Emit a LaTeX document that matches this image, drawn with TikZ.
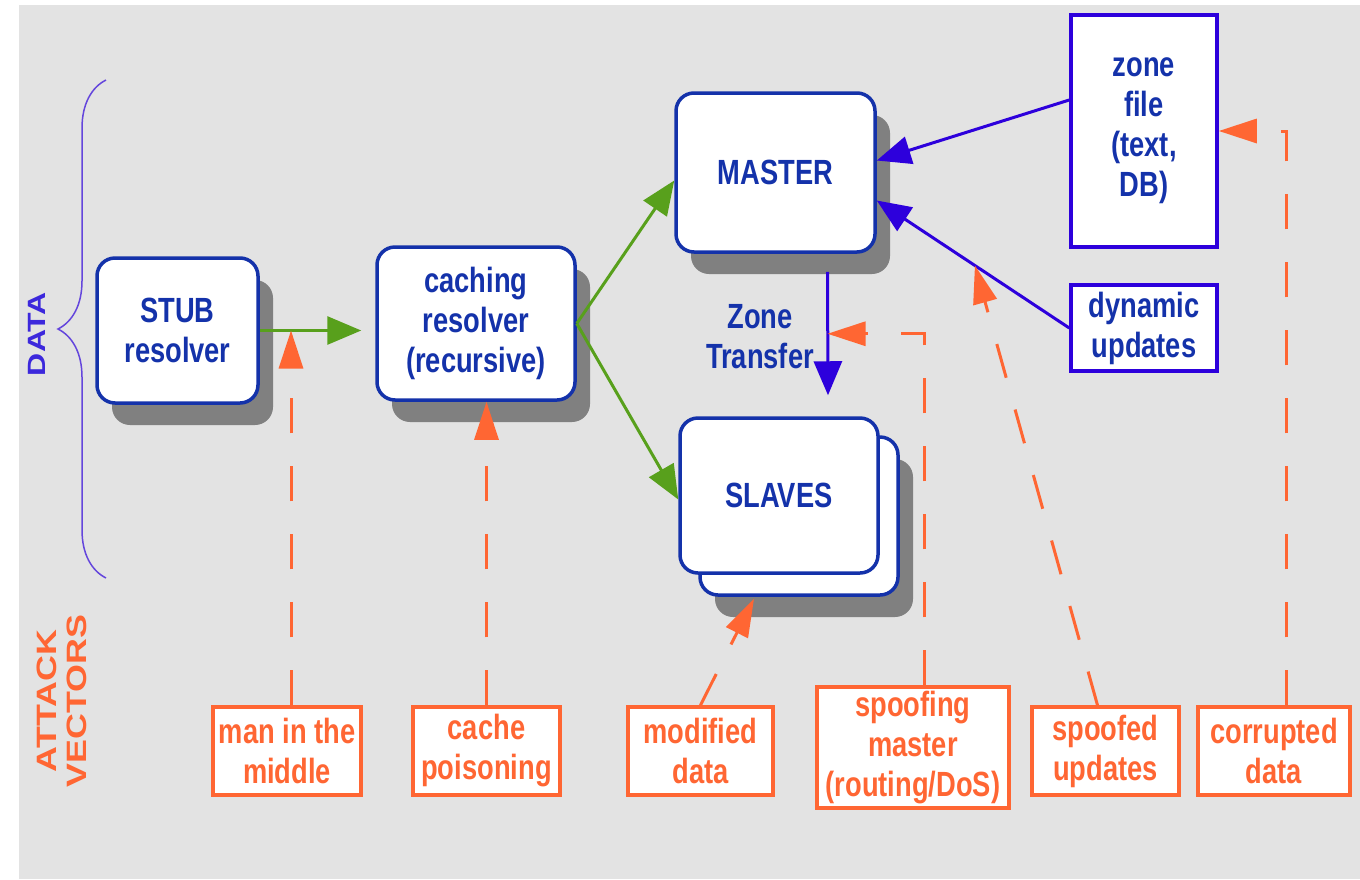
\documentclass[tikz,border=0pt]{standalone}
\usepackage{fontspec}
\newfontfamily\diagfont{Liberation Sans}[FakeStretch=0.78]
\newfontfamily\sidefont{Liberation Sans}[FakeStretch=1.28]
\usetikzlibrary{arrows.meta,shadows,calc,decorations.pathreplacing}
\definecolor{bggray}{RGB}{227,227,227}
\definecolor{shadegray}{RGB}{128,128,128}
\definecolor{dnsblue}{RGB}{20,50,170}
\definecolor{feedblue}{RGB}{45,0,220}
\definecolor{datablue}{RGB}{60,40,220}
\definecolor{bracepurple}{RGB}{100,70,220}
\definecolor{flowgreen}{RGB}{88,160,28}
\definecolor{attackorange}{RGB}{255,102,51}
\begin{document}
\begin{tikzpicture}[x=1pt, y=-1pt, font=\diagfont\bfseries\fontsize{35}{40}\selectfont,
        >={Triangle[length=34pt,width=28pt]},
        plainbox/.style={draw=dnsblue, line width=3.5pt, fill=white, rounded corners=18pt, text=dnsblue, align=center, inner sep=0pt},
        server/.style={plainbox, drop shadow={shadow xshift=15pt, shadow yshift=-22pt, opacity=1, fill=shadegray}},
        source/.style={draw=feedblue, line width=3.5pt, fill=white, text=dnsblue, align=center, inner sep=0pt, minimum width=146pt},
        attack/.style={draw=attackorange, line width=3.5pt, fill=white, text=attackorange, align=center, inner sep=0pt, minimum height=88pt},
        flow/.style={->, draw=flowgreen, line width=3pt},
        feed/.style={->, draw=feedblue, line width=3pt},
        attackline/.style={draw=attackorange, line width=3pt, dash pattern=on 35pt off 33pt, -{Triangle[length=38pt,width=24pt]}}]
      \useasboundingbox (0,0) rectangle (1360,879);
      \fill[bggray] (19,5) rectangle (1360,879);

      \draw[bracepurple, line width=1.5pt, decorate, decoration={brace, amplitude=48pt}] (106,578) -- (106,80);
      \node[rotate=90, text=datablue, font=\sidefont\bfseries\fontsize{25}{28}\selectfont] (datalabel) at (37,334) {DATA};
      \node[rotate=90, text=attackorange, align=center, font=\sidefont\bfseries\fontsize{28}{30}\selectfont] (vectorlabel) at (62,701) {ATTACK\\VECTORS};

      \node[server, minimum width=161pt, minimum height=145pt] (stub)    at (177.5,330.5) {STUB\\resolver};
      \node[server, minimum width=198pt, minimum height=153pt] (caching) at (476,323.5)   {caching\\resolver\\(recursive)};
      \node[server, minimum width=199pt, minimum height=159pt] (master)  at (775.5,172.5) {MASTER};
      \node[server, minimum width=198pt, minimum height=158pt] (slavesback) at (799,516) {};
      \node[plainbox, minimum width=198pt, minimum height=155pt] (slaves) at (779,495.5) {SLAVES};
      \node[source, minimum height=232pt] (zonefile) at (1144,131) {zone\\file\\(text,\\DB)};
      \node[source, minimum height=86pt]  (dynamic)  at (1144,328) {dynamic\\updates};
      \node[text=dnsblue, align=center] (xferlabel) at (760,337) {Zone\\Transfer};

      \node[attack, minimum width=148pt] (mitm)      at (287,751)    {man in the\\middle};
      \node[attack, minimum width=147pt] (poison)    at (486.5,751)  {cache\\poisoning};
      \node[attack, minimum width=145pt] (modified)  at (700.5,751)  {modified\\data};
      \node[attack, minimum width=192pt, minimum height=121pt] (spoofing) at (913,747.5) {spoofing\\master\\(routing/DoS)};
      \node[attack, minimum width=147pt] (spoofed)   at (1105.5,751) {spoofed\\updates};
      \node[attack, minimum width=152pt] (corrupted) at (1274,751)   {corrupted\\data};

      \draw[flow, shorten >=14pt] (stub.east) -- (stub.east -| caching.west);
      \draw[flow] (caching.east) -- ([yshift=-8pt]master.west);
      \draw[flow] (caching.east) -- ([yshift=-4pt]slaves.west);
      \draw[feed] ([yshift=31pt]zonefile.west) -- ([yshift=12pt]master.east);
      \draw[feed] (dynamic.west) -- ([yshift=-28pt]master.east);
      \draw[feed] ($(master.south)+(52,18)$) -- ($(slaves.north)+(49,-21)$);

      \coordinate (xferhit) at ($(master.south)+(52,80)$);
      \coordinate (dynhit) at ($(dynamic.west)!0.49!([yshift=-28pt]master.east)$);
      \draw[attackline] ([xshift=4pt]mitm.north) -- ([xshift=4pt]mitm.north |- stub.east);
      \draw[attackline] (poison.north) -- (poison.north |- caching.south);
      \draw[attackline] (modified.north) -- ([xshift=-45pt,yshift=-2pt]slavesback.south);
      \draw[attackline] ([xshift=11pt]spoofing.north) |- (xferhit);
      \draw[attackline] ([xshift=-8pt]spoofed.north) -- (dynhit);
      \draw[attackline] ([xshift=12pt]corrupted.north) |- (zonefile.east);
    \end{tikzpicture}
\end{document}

· · · ·

EXERCISE TASK:
Repeat the listing above exactly, with no pictures.

COMPLETED TASK:
Emit a LaTeX document that matches this image, drawn with TikZ.
\documentclass[tikz,border=0pt]{standalone}
\usepackage{fontspec}
\newfontfamily\diagfont{Liberation Sans}[FakeStretch=0.78]
\newfontfamily\sidefont{Liberation Sans}[FakeStretch=1.28]
\usetikzlibrary{arrows.meta,shadows,calc,decorations.pathreplacing}
\definecolor{bggray}{RGB}{227,227,227}
\definecolor{shadegray}{RGB}{128,128,128}
\definecolor{dnsblue}{RGB}{20,50,170}
\definecolor{feedblue}{RGB}{45,0,220}
\definecolor{datablue}{RGB}{60,40,220}
\definecolor{bracepurple}{RGB}{100,70,220}
\definecolor{flowgreen}{RGB}{88,160,28}
\definecolor{attackorange}{RGB}{255,102,51}
\begin{document}
\begin{tikzpicture}[x=1pt, y=-1pt, font=\diagfont\bfseries\fontsize{35}{40}\selectfont,
        >={Triangle[length=34pt,width=28pt]},
        plainbox/.style={draw=dnsblue, line width=3.5pt, fill=white, rounded corners=18pt, text=dnsblue, align=center, inner sep=0pt},
        server/.style={plainbox, drop shadow={shadow xshift=15pt, shadow yshift=-22pt, opacity=1, fill=shadegray}},
        source/.style={draw=feedblue, line width=3.5pt, fill=white, text=dnsblue, align=center, inner sep=0pt, minimum width=146pt},
        attack/.style={draw=attackorange, line width=3.5pt, fill=white, text=attackorange, align=center, inner sep=0pt, minimum height=88pt},
        flow/.style={->, draw=flowgreen, line width=3pt},
        feed/.style={->, draw=feedblue, line width=3pt},
        attackline/.style={draw=attackorange, line width=3pt, dash pattern=on 35pt off 33pt, -{Triangle[length=38pt,width=24pt]}}]
      \useasboundingbox (0,0) rectangle (1360,879);
      \fill[bggray] (19,5) rectangle (1360,879);

      \draw[bracepurple, line width=1.5pt, decorate, decoration={brace, amplitude=48pt}] (106,578) -- (106,80);
      \node[rotate=90, text=datablue, font=\sidefont\bfseries\fontsize{25}{28}\selectfont] (datalabel) at (37,334) {DATA};
      \node[rotate=90, text=attackorange, align=center, font=\sidefont\bfseries\fontsize{28}{30}\selectfont] (vectorlabel) at (62,701) {ATTACK\\VECTORS};

      \node[server, minimum width=161pt, minimum height=145pt] (stub)    at (177.5,330.5) {STUB\\resolver};
      \node[server, minimum width=198pt, minimum height=153pt] (caching) at (476,323.5)   {caching\\resolver\\(recursive)};
      \node[server, minimum width=199pt, minimum height=159pt] (master)  at (775.5,172.5) {MASTER};
      \node[server, minimum width=198pt, minimum height=158pt] (slavesback) at (799,516) {};
      \node[plainbox, minimum width=198pt, minimum height=155pt] (slaves) at (779,495.5) {SLAVES};
      \node[source, minimum height=232pt] (zonefile) at (1144,131) {zone\\file\\(text,\\DB)};
      \node[source, minimum height=86pt]  (dynamic)  at (1144,328) {dynamic\\updates};
      \node[text=dnsblue, align=center] (xferlabel) at (760,337) {Zone\\Transfer};

      \node[attack, minimum width=148pt] (mitm)      at (287,751)    {man in the\\middle};
      \node[attack, minimum width=147pt] (poison)    at (486.5,751)  {cache\\poisoning};
      \node[attack, minimum width=145pt] (modified)  at (700.5,751)  {modified\\data};
      \node[attack, minimum width=192pt, minimum height=121pt] (spoofing) at (913,747.5) {spoofing\\master\\(routing/DoS)};
      \node[attack, minimum width=147pt] (spoofed)   at (1105.5,751) {spoofed\\updates};
      \node[attack, minimum width=152pt] (corrupted) at (1274,751)   {corrupted\\data};

      \draw[flow, shorten >=14pt] (stub.east) -- (stub.east -| caching.west);
      \draw[flow] (caching.east) -- ([yshift=-8pt]master.west);
      \draw[flow] (caching.east) -- ([yshift=-4pt]slaves.west);
      \draw[feed] ([yshift=31pt]zonefile.west) -- ([yshift=12pt]master.east);
      \draw[feed] (dynamic.west) -- ([yshift=-28pt]master.east);
      \draw[feed] ($(master.south)+(52,18)$) -- ($(slaves.north)+(49,-21)$);

      \coordinate (xferhit) at ($(master.south)+(52,80)$);
      \coordinate (dynhit) at ($(dynamic.west)!0.49!([yshift=-28pt]master.east)$);
      \draw[attackline] ([xshift=4pt]mitm.north) -- ([xshift=4pt]mitm.north |- stub.east);
      \draw[attackline] (poison.north) -- (poison.north |- caching.south);
      \draw[attackline] (modified.north) -- ([xshift=-45pt,yshift=-2pt]slavesback.south);
      \draw[attackline] ([xshift=11pt]spoofing.north) |- (xferhit);
      \draw[attackline] ([xshift=-8pt]spoofed.north) -- (dynhit);
      \draw[attackline] ([xshift=12pt]corrupted.north) |- (zonefile.east);
    \end{tikzpicture}
\end{document}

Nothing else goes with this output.